- [Information given]
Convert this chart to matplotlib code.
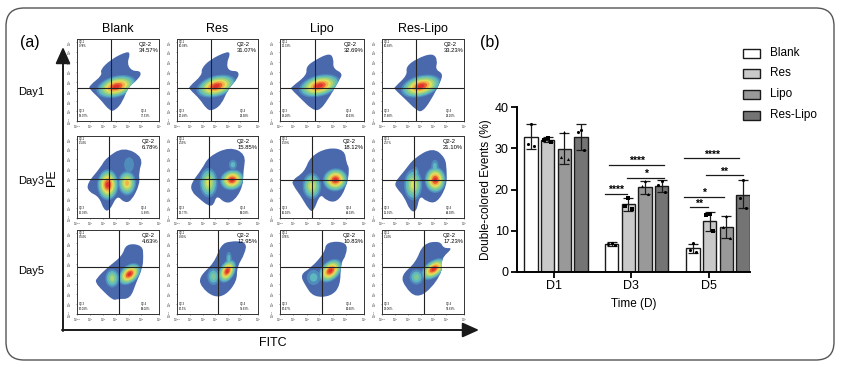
import matplotlib
matplotlib.use("Agg")
import matplotlib.pyplot as plt
from matplotlib.patches import Ellipse, FancyBboxPatch, PathPatch, Rectangle
from matplotlib.path import Path

plt.rcParams['font.family'] = ['Liberation Sans', 'DejaVu Sans']

# ---- flow cytometry panels
groups = ['Blank', 'Res', 'Lipo', 'Res-Lipo']
days = ['Day1', 'Day3', 'Day5']
q22 = [['34.57%', '31.07%', '32.69%', '33.23%'],
       ['6.78%', '15.85%', '18.12%', '21.10%'],
       ['4.63%', '12.95%', '10.83%', '17.23%']]
q21 = [['9.78%', '10.08%', '11.33%', '10.68%'],
       ['1.54%', '2.59%', '1.59%', '2.57%'],
       ['0.54%', '0.90%', '0.76%', '1.14%']]
q23 = [['18.07%', '20.49%', '19.28%', '17.68%'],
       ['15.93%', '13.77%', '16.10%', '11.91%'],
       ['26.03%', '26.5%', '26.67%', '28.06%']]
q24 = [['37.53%', '38.38%', '36.63%', '38.10%'],
       ['75.69%', '68.09%', '64.19%', '64.93%'],
       ['68.02%', '59.63%', '62.60%', '54.69%']]

# panel edges in pixels
col_left = [77, 177, 280, 382]
col_right = [159, 258, 364, 464]
row_top = [39, 136, 230]
row_bottom = [121, 218, 314]

# crosshair position of each panel, percent of the axis
cross_x = [[42, 42.5, 41.7, 41.5], [39.5, 39, 38.5, 39], [51, 51, 50.5, 51]]
cross_y = [[40, 40.5, 40, 40], [47.5, 47.5, 46.5, 46.5], [56, 56, 55.5, 56]]

# outlines of the density clouds
outline = [
    [[(15,43),(31,56),(28,62),(41,75),(61,85),(65,82),(61,70),(67,61),(78,61),(77,53),(62,41),(56,24),(47,13),(40,12),(28,27),(15,39)],
     [(15,42),(31,56),(30,64),(41,75),(62,85),(66,82),(61,70),(64,61),(76,61),(76,53),(63,39),(55,20),(43,12),(36,15),(28,27),(15,39)],
     [(13,41),(32,56),(31,66),(41,74),(59,83),(64,76),(63,64),(75,58),(70,49),(56,24),(46,12),(37,15),(26,26),(13,39)],
     [(15,41),(31,56),(29,66),(42,76),(62,83),(68,74),(65,63),(74,58),(72,49),(59,24),(49,11),(42,13),(29,26),(15,39)]],
    [[(12,42),(29,62),(35,73),(57,87),(81,74),(75,55),(77,42),(66,20),(57,19),(49,28),(40,9),(33,9),(27,26),(14,32)],
     [(17,42),(31,60),(39,75),(65,87),(85,78),(82,57),(81,37),(70,20),(59,18),(49,28),(45,15),(38,15),(27,24),(18,32)],
     [(14,46),(29,56),(36,75),(57,86),(77,83),(79,67),(83,60),(79,37),(68,19),(55,21),(48,30),(40,8),(35,9),(24,28),(16,39)],
     [(15,43),(27,57),(39,73),(62,86),(77,74),(79,59),(79,39),(67,18),(54,20),(46,28),(42,7),(34,9),(27,26),(18,36)]],
    [[(23,42),(39,57),(55,69),(60,84),(80,82),(81,68),(80,55),(72,37),(65,18),(50,18),(44,16),(29,30),(23,37)],
     [(27,44),(46,61),(54,82),(65,87),(86,86),(84,72),(74,56),(74,39),(60,22),(45,20),(30,32)],
     [(24,47),(37,55),(53,73),(55,86),(80,86),(79,70),(72,60),(72,34),(61,21),(40,20),(30,34)],
     [(23,46),(41,61),(50,84),(71,87),(75,78),(87,79),(72,66),(74,51),(59,29),(42,19),(28,32)]],
]

# hot spots: x, y, width, height, angle, how many colour levels it reaches
peaks = [
    [[(48,42,50,26,15,8)],
     [(48.5,42.5,50,26,15,8)],
     [(47,43,50,26,15,8)],
     [(47.5,42.5,50,26,15,8)]],
    [[(37.6,40.5,26,38,0,8),(61,42.5,22,30,0,6),(63.5,65,12,18,0,1)],
     [(39,43,22,36,0,5),(68,46.5,30,25,15,8),(69,65,10,12,0,2)],
     [(38,39,22,32,0,5),(66,46.5,30,28,15,8)],
     [(38,40.5,22,38,0,5),(65,46.5,26,32,0,8),(64.5,63,9,16,0,2),(41,55,8,15,0,2)]],
    [[(43,42.5,17,22,0,4),(64,47.5,32,21,40,8)],
     [(45,44.5,15,20,0,3),(62,51,30,19,60,8),(64,66,7,16,0,2)],
     [(40,43.5,16,18,0,2),(60,51.5,33,22,45,8)],
     [(42,44,17,18,0,3),(63,53.5,35,20,35,8)]],
]
level_colors = ['#4a69ad', '#4f8cbc', '#5fb7c0', '#7cc79a', '#aad577', '#dfe05c', '#f3b14a', '#e8602f', '#df2f2f']
x_tick_pos = [0, 16, 32, 47, 63, 78, 100]
y_tick_pos = [0, 12, 24, 36, 48, 60, 72, 84, 96]
x_tick_lab = [r'$10^{-1}$', r'$10^{1}$', r'$10^{2}$', r'$10^{3}$', r'$10^{4}$', r'$10^{5}$', r'$10^{7}$']
y_tick_lab = [r'$10^{-1}$', r'$10^{0}$', r'$10^{1}$', r'$10^{2}$', r'$10^{3}$', r'$10^{4}$', r'$10^{5}$', r'$10^{6}$', r'$10^{7}$']

# ---- bar chart
bar_names = ['Blank', 'Res', 'Lipo', 'Res-Lipo']
bar_colors = ['white', '#c9c9c9', '#999999', '#747474']
time_labels = ['D1', 'D3', 'D5']
bar_means = [[32.7, 32.0, 29.9, 32.7], [6.8, 16.4, 20.5, 20.8], [5.7, 12.3, 10.9, 18.7]]
bar_low = [[29.7, 31.4, 26.2, 29.5], [6.4, 14.9, 18.8, 19.4], [4.6, 10.0, 8.2, 15.4]]
bar_high = [[36.0, 32.7, 33.8, 35.9], [7.2, 18.0, 22.0, 22.2], [6.9, 14.6, 13.6, 22.3]]
bar_points = [
    [[36, 31, 30.5], [32.5, 32, 31.5], [34, 28, 27.5], [34.5, 34, 29.5]],
    [[7, 6.9, 6.5], [18, 16, 15.2], [22, 20.8, 19], [22, 21, 19.5]],
    [[7, 5.4, 4.9], [14, 13.7, 10], [13.5, 11, 8.2], [22.2, 18, 15.5]],
]
group_start = [0.84, 5.67, 10.54]
tick_pos = [2.2, 6.83, 11.5]
# significance: x start, x end, y, label
sig_bars = [(5.53, 8.82, 25.96, '****'), (6.61, 8.82, 22.8, '*'), (5.29, 6.57, 19.0, '****'),
            (10.02, 13.29, 27.6, '****'), (11.30, 13.51, 23.4, '**'),
            (10.02, 12.41, 18.25, '*'), (10.36, 11.46, 15.66, '**')]


def smooth_path(pts):
    # quadratic curves through edge midpoints so the clouds have no corners
    mids = [((pts[n][0] + pts[(n + 1) % len(pts)][0]) / 2, (pts[n][1] + pts[(n + 1) % len(pts)][1]) / 2)
            for n in range(len(pts))]
    verts = [mids[-1]]
    codes = [Path.MOVETO]
    for n in range(len(pts)):
        verts += [pts[n], mids[n]]
        codes += [Path.CURVE3, Path.CURVE3]
    return Path(verts, codes)


W, H = 847, 373
fig = plt.figure(figsize=(W / 100, H / 100), dpi=100)

bg = fig.add_axes([0, 0, 1, 1])
bg.set_xlim(0, W)
bg.set_ylim(H, 0)
bg.axis('off')
bg.add_patch(FancyBboxPatch((6, 8), 828, 352, boxstyle='round,pad=0,rounding_size=18',
                            fc='white', ec='#555555', lw=1))
arrow = dict(arrowstyle='-|>,head_width=0.45,head_length=1.0', color='#1a1a1a', lw=1.4, shrinkA=0, shrinkB=0)
bg.annotate('', xy=(63, 47), xytext=(63, 331), arrowprops=arrow)
bg.annotate('', xy=(479, 330), xytext=(62, 330), arrowprops=arrow)
bg.text(30, 42, '(a)', fontsize=11.5, ha='center', va='center')
bg.text(490, 42, '(b)', fontsize=11.5, ha='center', va='center')
bg.text(52, 178, 'PE', fontsize=9, rotation=90, ha='center', va='center')
bg.text(273, 343, 'FITC', fontsize=9, ha='center', va='center')
for name, l, r in zip(groups, col_left, col_right):
    bg.text((l + r) / 2, 29, name, fontsize=9, ha='center', va='center')
for name, y in zip(days, [92, 181, 271]):
    bg.text(31, y, name, fontsize=8, ha='center', va='center')

for i in range(3):
    for j in range(4):
        ax = fig.add_axes([col_left[j] / W, 1 - row_bottom[i] / H,
                           (col_right[j] - col_left[j]) / W, (row_bottom[i] - row_top[i]) / H])
        ax.set_xlim(0, 100)
        ax.set_ylim(0, 100)
        cloud = PathPatch(smooth_path(outline[i][j]), fc=level_colors[0], ec='none')
        ax.add_patch(cloud)
        for lev in range(1, len(level_colors)):
            for px, py, pw, ph, ang, top in peaks[i][j]:
                if lev > top:
                    continue
                k = ((top - lev + 1) / top) ** 0.85
                e = Ellipse((px, py), pw * k, ph * k, angle=ang, fc=level_colors[lev], ec='none')
                ax.add_patch(e)
                e.set_clip_path(cloud)
        ax.axvline(cross_x[i][j], color='#222222', lw=0.8)
        ax.axhline(cross_y[i][j], color='#222222', lw=0.8)
        ax.text(99, 90, 'Q2-2\n' + q22[i][j], fontsize=4.2, va='center', ha='right', multialignment='left', linespacing=1.25)
        ax.text(2, 94, 'Q2-1\n' + q21[i][j], fontsize=2, va='center', ha='left')
        ax.text(2, 9, 'Q2-3\n' + q23[i][j], fontsize=2, va='center', ha='left')
        ax.text(78, 9, 'Q2-4\n' + q24[i][j], fontsize=2, va='center', ha='left')
        ax.set_xticks(x_tick_pos)
        ax.set_xticklabels(x_tick_lab)
        ax.set_yticks(y_tick_pos)
        ax.set_yticklabels(y_tick_lab, rotation=90, va='center')
        ax.tick_params(length=1, width=0.4, labelsize=2, pad=1, color='#333333', labelcolor='#333333')
        for s in ax.spines.values():
            s.set_linewidth(0.7)
            s.set_color('#333333')

# ---- (b)
bx = fig.add_axes([517 / W, 1 - 272 / H, 233 / W, 165 / H])
bx.patch.set_alpha(0)
markers = ['o', 's', '^', 'o']
for g in range(3):
    for b in range(4):
        x = group_start[g] + b
        m = bar_means[g][b]
        bx.bar(x, m, width=0.8, color=bar_colors[b], edgecolor='#1a1a1a', linewidth=1.0)
        bx.errorbar(x, m, yerr=[[m - bar_low[g][b]], [bar_high[g][b] - m]], color='#1a1a1a',
                    capsize=3.5, elinewidth=0.9, capthick=0.9)
        bx.scatter([x, x - 0.2, x + 0.2], bar_points[g][b], s=5, color='black', marker=markers[b], zorder=3, linewidths=0)
for x0, x1, y, star in sig_bars:
    bx.plot([x0, x1], [y, y], color='#1a1a1a', lw=0.9)
    bx.text((x0 + x1) / 2, y - 0.3, star, ha='center', va='bottom', fontsize=7.5, fontweight='bold')
bx.set_xlim(0, 13.95)
bx.set_ylim(0, 40)
bx.set_yticks([0, 10, 20, 30, 40])
bx.set_xticks(tick_pos)
bx.set_xticklabels(time_labels)
bx.tick_params(axis='both', labelsize=9, width=1.3, length=4, pad=2)
bx.set_ylabel('Double-colored Events (%)', fontsize=8.5, labelpad=2)
bx.set_xlabel('Time (D)', fontsize=8.5, labelpad=4)
bx.spines['top'].set_visible(False)
bx.spines['right'].set_visible(False)
bx.spines['left'].set_linewidth(1.4)
bx.spines['bottom'].set_linewidth(1.4)

for name, color, y in zip(bar_names, bar_colors, [53, 73, 94, 115]):
    bg.add_patch(Rectangle((743, y - 4.5), 17, 9, fc=color, ec='#1a1a1a', lw=1))
    bg.text(770, y, name, fontsize=8.5, va='center', ha='left')

fig.savefig('out.png', dpi=100)
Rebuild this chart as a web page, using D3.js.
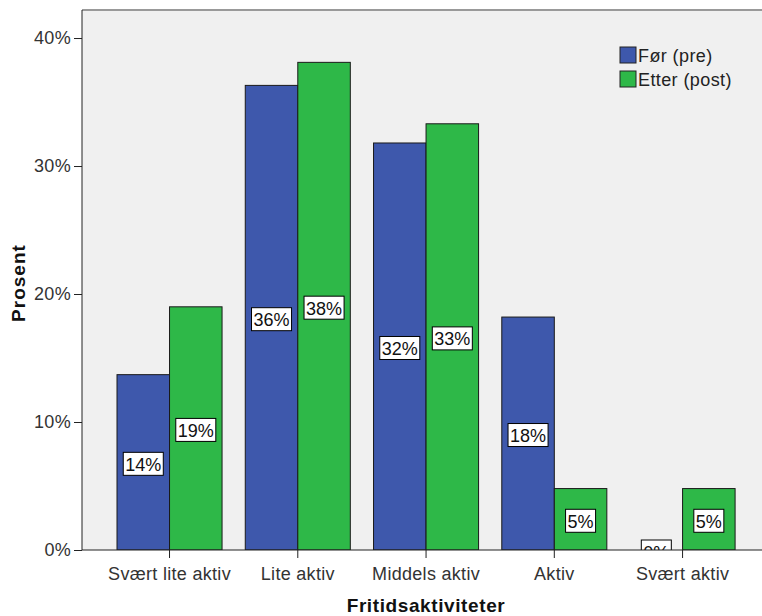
<!DOCTYPE html>
<html>
<head>
<meta charset="utf-8">
<script src="https://cdn.jsdelivr.net/npm/d3@7"></script>
<style>
  body { margin: 0; background: #fff; }
  svg { display: block; }
  text { font-family: "Liberation Sans", Arial, sans-serif; }
</style>
</head>
<body>
<svg id="chart" width="762" height="616"></svg>
<script>
const categories = ["Svært lite aktiv", "Lite aktiv", "Middels aktiv", "Aktiv", "Svært aktiv"];
const seriesNames = ["Før (pre)", "Etter (post)"];
const preValues = [13.7, 36.3, 31.8, 18.2, 0.0];
const postValues = [19.0, 38.1, 33.3, 4.8, 4.8];
const yTicks = [0, 10, 20, 30, 40];
const colors = ["#3e58ac", "#2eb848"];

const svg = d3.select("#chart");
const plot = { left: 82, top: 10, right: 762, bottom: 550 };

const y = d3.scaleLinear().domain([0, 42.19]).range([plot.bottom, plot.top]);
const x = d3.scaleBand().domain(categories).range([105.4, 746.7]).paddingInner(0.181).paddingOuter(0.0905);
const xs = d3.scaleBand().domain(seriesNames).range([0, x.bandwidth()]);

// plot background
svg.append("rect").attr("x", plot.left).attr("y", plot.top)
  .attr("width", plot.right - plot.left).attr("height", plot.bottom - plot.top)
  .attr("fill", "#f0f0f0");
svg.append("line").attr("x1", plot.left).attr("x2", plot.right)
  .attr("y1", plot.top).attr("y2", plot.top)
  .attr("stroke", "#999").attr("stroke-width", 2);

svg.append("clipPath").attr("id", "pclip").append("rect")
  .attr("x", plot.left).attr("y", plot.top)
  .attr("width", plot.right - plot.left).attr("height", plot.bottom - plot.top);

const data = [];
categories.forEach((c, i) => {
  data.push({ cat: c, s: seriesNames[0], v: preValues[i], color: colors[0] });
  data.push({ cat: c, s: seriesNames[1], v: postValues[i], color: colors[1] });
});

const g = svg.append("g").attr("clip-path", "url(#pclip)");
g.selectAll("rect.bar").data(data).enter().append("rect")
  .attr("class", "bar")
  .attr("x", d => x(d.cat) + xs(d.s))
  .attr("y", d => y(d.v))
  .attr("width", xs.bandwidth())
  .attr("height", d => y(0) - y(d.v))
  .attr("fill", d => d.color)
  .attr("stroke", "#1a1a1a").attr("stroke-width", 1);

// value labels
const lab = g.selectAll("g.lab").data(data).enter().append("g")
  .attr("class", "lab")
  .attr("transform", d => `translate(${x(d.cat) + xs(d.s) + xs.bandwidth() / 2},${(y(0) + y(d.v)) / 2 + 2})`);
const labRect = lab.append("rect").attr("y", -12).attr("height", 23)
  .attr("fill", "#fff").attr("stroke", "#000").attr("stroke-width", 1);
const labText = lab.append("text").attr("text-anchor", "middle").attr("y", 6.5)
  .attr("font-size", 18).attr("fill", "#111")
  .text(d => Math.round(d.v) + "%");
labText.each(function (d, i) {
  const w = this.getComputedTextLength() + 4;
  d3.select(labRect.nodes()[i]).attr("x", -w / 2).attr("width", w);
});

const tickFont = "'Liberation Sans', Arial, sans-serif";

// y axis
const yAxis = d3.axisLeft(y).tickValues(yTicks).tickFormat(d => d + "%").tickSize(8).tickPadding(3).tickSizeOuter(0);
const ya = svg.append("g").attr("transform", `translate(${plot.left},0)`).call(yAxis);
ya.select(".domain").attr("stroke", "#222").attr("d", `M0,${plot.top}V${plot.bottom}`);
ya.selectAll(".tick line").attr("stroke", "#222");
ya.selectAll(".tick text").attr("font-size", 18).attr("fill", "#333")
  .attr("letter-spacing", 0.3).attr("font-family", tickFont);

// x axis
const xAxis = d3.axisBottom(x).tickSize(8).tickPadding(9).tickSizeOuter(0);
const xa = svg.append("g").attr("transform", `translate(0,${plot.bottom})`).call(xAxis);
xa.select(".domain").attr("stroke", "#222").attr("d", `M${plot.left},0H${plot.right}`);
xa.selectAll(".tick line").attr("stroke", "#222");
xa.selectAll(".tick text").attr("font-size", 18).attr("fill", "#333")
  .attr("letter-spacing", 0.3).attr("font-family", tickFont);

// axis titles
svg.append("text").attr("x", 426).attr("y", 612).attr("text-anchor", "middle")
  .attr("font-size", 19).attr("font-weight", "bold").attr("letter-spacing", 0.6)
  .attr("fill", "#111").text("Fritidsaktiviteter");
svg.append("text").attr("transform", "translate(25,283) rotate(-90)").attr("text-anchor", "middle")
  .attr("font-size", 19).attr("font-weight", "bold").attr("letter-spacing", 1)
  .attr("fill", "#111").text("Prosent");

// legend
const leg = svg.append("g").attr("transform", "translate(620,47)");
seriesNames.forEach((s, i) => {
  const row = leg.append("g").attr("transform", `translate(0,${i * 24})`);
  row.append("rect").attr("width", 16).attr("height", 16).attr("fill", colors[i])
    .attr("stroke", "#222").attr("stroke-width", 1);
  row.append("text").attr("x", 18).attr("y", 15).attr("font-size", 18)
    .attr("letter-spacing", 0.4).attr("fill", "#222").text(s);
});
</script>
</body>
</html>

- [Requirement] Pull out every line of the records above that contains the word "this".

- [Reply]
Convert this chart to matplotlib code.
Rebuild this chart as a web page, using D3.js.
  const w = this.getComputedTextLength() + 4;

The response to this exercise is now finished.